WHAT YOU NEED TO DO >>
Make an exact transcription of the material, leaving out all images.
[begin MATERIAL]
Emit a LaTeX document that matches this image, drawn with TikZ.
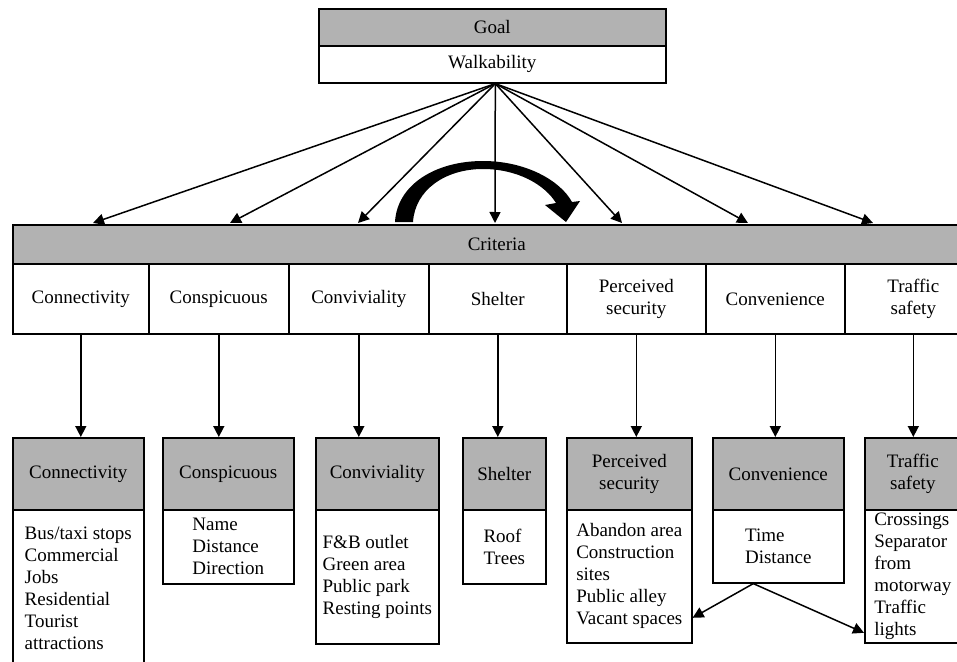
\documentclass[tikz,border=0pt]{standalone}
\usepackage{fontspec}
\setmainfont{Liberation Serif}
\usetikzlibrary{arrows.meta}

\tikzset{
  box/.style={draw, line width=1.6pt, inner sep=0pt, anchor=north west},
  headbox/.style={box, fill=black!30},
  bodybox/.style={box, fill=white, align=left},
  arr/.style={-{Triangle[length=11pt, width=11pt]}, line width=1.5pt},
}

\begin{document}
\begin{tikzpicture}[x=1pt, y=-1pt, font=\fontsize{19}{22}\selectfont]
\useasboundingbox (0,0) rectangle (957,661);
\clip (0,0) rectangle (957,661);
\fill[white] (0,0) rectangle (957,661);

% goal
\node[headbox, minimum width=347, minimum height=37] (goal) at (318,8) {Goal};
\node[box, minimum width=347, minimum height=37] (walk) at (318,45) {Walkability};

% criteria bar and its cells
\node[headbox, minimum width=968, minimum height=39] (crit) at (12,224) {Criteria};
\foreach \x/\w/\name/\txt in {12/136/c1/Connectivity, 148/140/c2/Conspicuous,
    288/140/c3/Conviviality, 428/138/c4/Shelter, 566/139/c5/{Perceived\\security},
    705/139/c6/Convenience, 844/137/c7/{Traffic\\safety}}
  \node[box, align=center, minimum width=\w, minimum height=70] (\name) at (\x,263) {\txt};

% arrows from the goal
\foreach \x [count=\i] in {93,230,358,495,622,748,873}
  \coordinate (t\i) at (\x,223);
\foreach \i in {1,...,7}
  \draw[arr] ([xshift=3pt]walk.south) -- (t\i);

% feedback arrow
\fill (395,222) .. controls (397,185) and (435,161) .. (483,161)
  .. controls (525,161) and (560,180) .. (572,202) -- (580,201) -- (566,222)
  -- (545,205) -- (556,203) .. controls (545,185) and (518,169) .. (483,169)
  .. controls (445,169) and (415,190) .. (413,222) -- cycle;

% sub-criteria boxes
\foreach \x/\w/\bh/\i/\hd/\bd in {
    12/131/156/1/Connectivity/{Bus/taxi stops\\Commercial\\Jobs\\Residential\\Tourist\\attractions},
    162/131/74/2/Conspicuous/{Name\\Distance\\Direction},
    315/123/134/3/Conviviality/{F\&B outlet\\Green area\\Public park\\Resting points},
    462/83/74/4/Shelter/{Roof\\Trees},
    566/125/133/5/{Perceived\\security}/{Abandon area\\Construction\\sites\\Public alley\\Vacant spaces},
    712/131/73/6/Convenience/{Time\\Distance},
    864/96/133/7/{Traffic\\safety}/{Crossings\\Separator\\from\\motorway\\Traffic\\lights}} {
  \node[headbox, align=center, minimum width=\w, minimum height=72] (h\i) at (\x,437) {\hd};
  \node[bodybox, minimum width=\w, minimum height=\bh] (b\i) at (\x,509) {\bd};
}

% criteria to sub-criteria
\foreach \i in {1,...,7}
  \draw[arr] (c\i.south) -- (c\i.south |- h\i.north);

% convenience links
\draw[arr] ([xshift=-25pt]b6.south) -- ([yshift=-41.5pt]b5.east);
\draw[arr] ([xshift=-25pt]b6.south) -- ([yshift=-56.5pt]b7.west);
\end{tikzpicture}
\end{document}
[end MATERIAL]
RESULT BELOW >>
Emit a LaTeX document that matches this image, drawn with TikZ.
\documentclass[tikz,border=0pt]{standalone}
\usepackage{fontspec}
\setmainfont{Liberation Serif}
\usetikzlibrary{arrows.meta}

\tikzset{
  box/.style={draw, line width=1.6pt, inner sep=0pt, anchor=north west},
  headbox/.style={box, fill=black!30},
  bodybox/.style={box, fill=white, align=left},
  arr/.style={-{Triangle[length=11pt, width=11pt]}, line width=1.5pt},
}

\begin{document}
\begin{tikzpicture}[x=1pt, y=-1pt, font=\fontsize{19}{22}\selectfont]
\useasboundingbox (0,0) rectangle (957,661);
\clip (0,0) rectangle (957,661);
\fill[white] (0,0) rectangle (957,661);

% goal
\node[headbox, minimum width=347, minimum height=37] (goal) at (318,8) {Goal};
\node[box, minimum width=347, minimum height=37] (walk) at (318,45) {Walkability};

% criteria bar and its cells
\node[headbox, minimum width=968, minimum height=39] (crit) at (12,224) {Criteria};
\foreach \x/\w/\name/\txt in {12/136/c1/Connectivity, 148/140/c2/Conspicuous,
    288/140/c3/Conviviality, 428/138/c4/Shelter, 566/139/c5/{Perceived\\security},
    705/139/c6/Convenience, 844/137/c7/{Traffic\\safety}}
  \node[box, align=center, minimum width=\w, minimum height=70] (\name) at (\x,263) {\txt};

% arrows from the goal
\foreach \x [count=\i] in {93,230,358,495,622,748,873}
  \coordinate (t\i) at (\x,223);
\foreach \i in {1,...,7}
  \draw[arr] ([xshift=3pt]walk.south) -- (t\i);

% feedback arrow
\fill (395,222) .. controls (397,185) and (435,161) .. (483,161)
  .. controls (525,161) and (560,180) .. (572,202) -- (580,201) -- (566,222)
  -- (545,205) -- (556,203) .. controls (545,185) and (518,169) .. (483,169)
  .. controls (445,169) and (415,190) .. (413,222) -- cycle;

% sub-criteria boxes
\foreach \x/\w/\bh/\i/\hd/\bd in {
    12/131/156/1/Connectivity/{Bus/taxi stops\\Commercial\\Jobs\\Residential\\Tourist\\attractions},
    162/131/74/2/Conspicuous/{Name\\Distance\\Direction},
    315/123/134/3/Conviviality/{F\&B outlet\\Green area\\Public park\\Resting points},
    462/83/74/4/Shelter/{Roof\\Trees},
    566/125/133/5/{Perceived\\security}/{Abandon area\\Construction\\sites\\Public alley\\Vacant spaces},
    712/131/73/6/Convenience/{Time\\Distance},
    864/96/133/7/{Traffic\\safety}/{Crossings\\Separator\\from\\motorway\\Traffic\\lights}} {
  \node[headbox, align=center, minimum width=\w, minimum height=72] (h\i) at (\x,437) {\hd};
  \node[bodybox, minimum width=\w, minimum height=\bh] (b\i) at (\x,509) {\bd};
}

% criteria to sub-criteria
\foreach \i in {1,...,7}
  \draw[arr] (c\i.south) -- (c\i.south |- h\i.north);

% convenience links
\draw[arr] ([xshift=-25pt]b6.south) -- ([yshift=-41.5pt]b5.east);
\draw[arr] ([xshift=-25pt]b6.south) -- ([yshift=-56.5pt]b7.west);
\end{tikzpicture}
\end{document}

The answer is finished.